Hard search will return account conduct and history, balances, credit limits, closed account data, electoral roll information, financial associates etc..............and will leave a search footprint on your credit file.
Sorry this is generally incorrect (although there is some blurring of lines). You are referring to the data that the lenders are entitled to see and the purpose of the search when it is undertaken.

Defining soft vs. hard is also key.

Generally soft/hard searches are thought about when credit is being applied for. In this scenario the data available in both searches is exactly the same. However the soft/hard changes were brought in so that if a broker (or a online search engine) is looking for the best deal and submits your details to 5 companies rather than leave 5 credit application searches, they leave a 5 soft credit search - but can still see all the data they are entitled to as a business. It allows a decision in principle to me made. These are known as Credit Quotation Searches.
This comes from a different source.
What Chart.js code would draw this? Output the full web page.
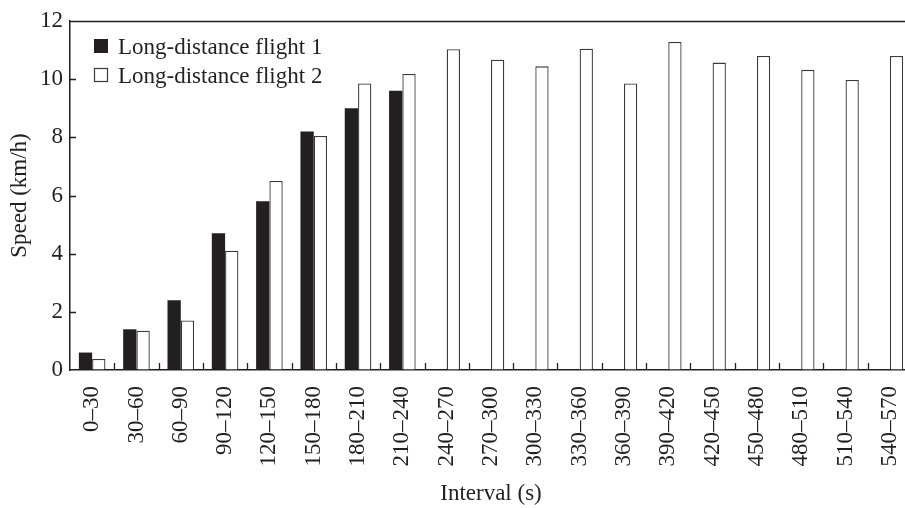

What should then happen is; if the individual chooses to accept one of the companies offer of finance said company should then 'resubmit' the search this time with a 'hard' credit application search - that way the company leaves an official credit search footprint. It was done to stop credit scores being adversely affected by multiple searches. Also as a general rule - soft searches are not visible to other lenders, only us consumers, where as the credit app 'hard search' will be visible to other lenders.

Beyond that however - there are different search types which can also be considered 'soft', and less data is returned, although these are not actually credit searches - they are searches such as ID Verification, Anti Money laundering, Insurance quotation, Trace searches. All of those use differing levels of data and are generally regarded as soft.

The 3 CRA's have slightly different views on search footprints and exact definitions will differ slightly between them. Therefore take the above as a general view.